How do they work for range retrievals ?
EDIT: Isn't that the point of btree ?
Did you read the article?
To start with let us see the impact of work done to improve the performance of hash indexes. Below is the performance data of the pgbench read-only workload to compare the performance difference of Hash indexes between 9.6 and HEAD on IBM POWER-8 having 24 cores, 192 hardware threads, 492GB RAM.
The workload is such that all the data fits in shared buffers (scale factor is 300 (~4.5GB) and shared_buffers is 8GB).
And chart itself says it is a median of 3 5 minute runs.
I believe I did.
Why would I assume that Concurrent runs == Seperate Runs or that other caching mechanisms aren't in place or really anything. Computers do really odd things trying to optimize and making assumptions that your system is the same over a period of 30 minutes when you don't even know it is the same 30 minutes is concurrent. There is all sorts of stuff that gets in the way of performance tests and I would like to know how it is mitigated. Again, I am sure there is proper process, but why wouldn't know want to know what that is?
These articles drive me crazy when they don't mention the testing process. Yes, he is using a "server class" machine, but did he disable the features on a hardware level that would skew the test. Answer: probably. I'll assume he did some sort of clear to makes sure that the data wasn't cached on the hard drive or assume that all the reads were in memory. I can't even tell if he ran the test over several iterations.
It isn't that I am doubting the results, but without some trail on how to get the results I can't make this useful information. For example if I were architecting a system and was using this as information I have no idea if I run this in a VM that I need enough memory to get these results.
Yes, they are durable now in the master branch.
Great news if they will really make hash indexes durable! That will allow some interesting new developments, such as O(1) efficient lookups regardless of table size. This in turn will make it easier and more appealing to build graph databases using Postgres.
Hash indexes are "the right way" to speed-up index lookups.

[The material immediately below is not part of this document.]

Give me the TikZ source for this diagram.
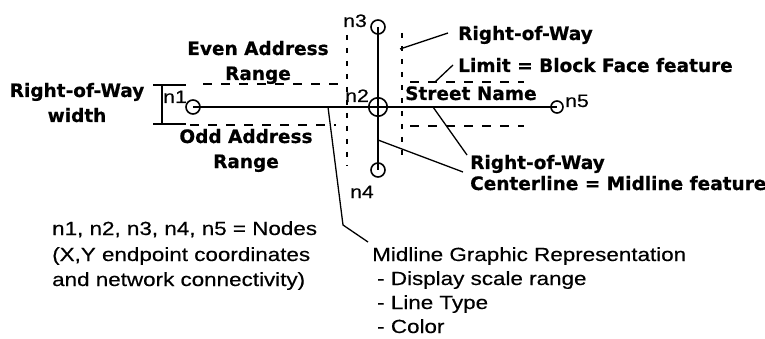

They aren't used in Postgres because their implementation there has many problems. One of them is that they are slower than the theoretically suboptimal B-trees. In the process of fixing those problems, people will compare both indexes many times.
I'm still dubious of any micro benchmark that says "x is better than y" since these are often not real world work loads.
Tuning/optimization starts with using the right schema.
Okay, maybe so, but this benchmarking was done against POWER8 architecture, and not many people are running that. How does it stack up on x86_64?
The problem with hashes is that they offer a likelihood of collision which in practice and for very large sets, does happen.
Trees don't and are easier to reason about and prove. Esp. Important for critical systems or projects on massive scales,ud want a tree ADT on that Mars rover.
That's the gist of my conversation with my algorithms tutor about why my use of hashing to solve problems, while correct, is flawed.
I did get the points for those exercises and my lower bounds were alot better than what was demanded, but the problem lies in the fact that it's not guaranteed.
Would be interesting if postgres started supporting sorted keys, like HBase.
How they do show sorted data when not having a tree, but hashes?
Which is a nice side effect if you can trust the order of your primary key.
Unless you need to fetch items in order, for some reason.